KENNEALLY: And I think maybe a good way to end is on that very point about – as we evolve, we are seeing many more relationships created. Interrelationships become more important. Interdisciplinary research becomes more important. Is that how you see it?

HAVEMANN: Totally. AfricaArXiv is interdisciplinary by its nature, because we chose to focus on the region, like a regional focus, and it enables interdisciplinary research. Also cross-regional. We’re also multilingual by nature. We accept submissions from any language of the world. Also, thankfully, we’ve observed many publishers also adopt that concept to make it not only interdisciplinary, but also breaking the language barriers in many ways and very efficiently so. Much of that can be seen here in the second floor if you come and join us on the scientific publishing level. Many publishers and service providers are facilitating that. Yes, it’s crucial for impact. When we talk about impact, there is unfortunate a misconception for a high-impact-factor journal –

KENNEALLY: The impact factor. Is that what you’re talking about?

HAVEMANN: The impact factor for the journals is I think also not what you were referring to, but what societal research can research actually have? Like why are we doing research in the first place? Yes, to acquire knowledge, but then what? We have urgent challenges to solve here. Researchers hold the answers, and we just need to make sense of the research that the researchers have generated – where we come back to the persistent identifiers and the curation and – yeah, so we’re on a good path, I would say.

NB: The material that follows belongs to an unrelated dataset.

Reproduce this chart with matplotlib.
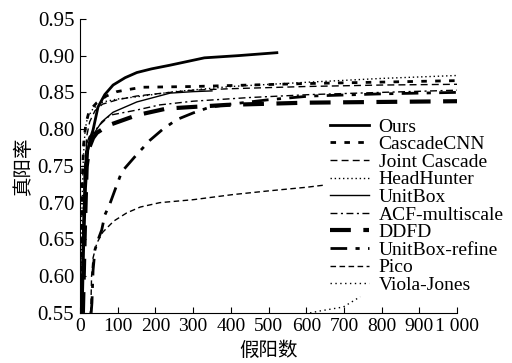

KENNEALLY: Well, Jo Havemann, thank you for that background on AfricaArXiv. We learned a lot, and I appreciate the contributions of my panel – Sybille Geisenheyner with the American Chemical Society, Laura Cox with CCC, Jo Havemann with AfricaArXiv and Access 2 Perspectives.

I appreciate you joining us today. I’ll mention that a Nobel laureate once said that if you torture your data long enough, it’ll tell you anything. But my advice is to treat your data well. It will return the favor. My name’s Chris Kenneally with CCC. Thanks for being here.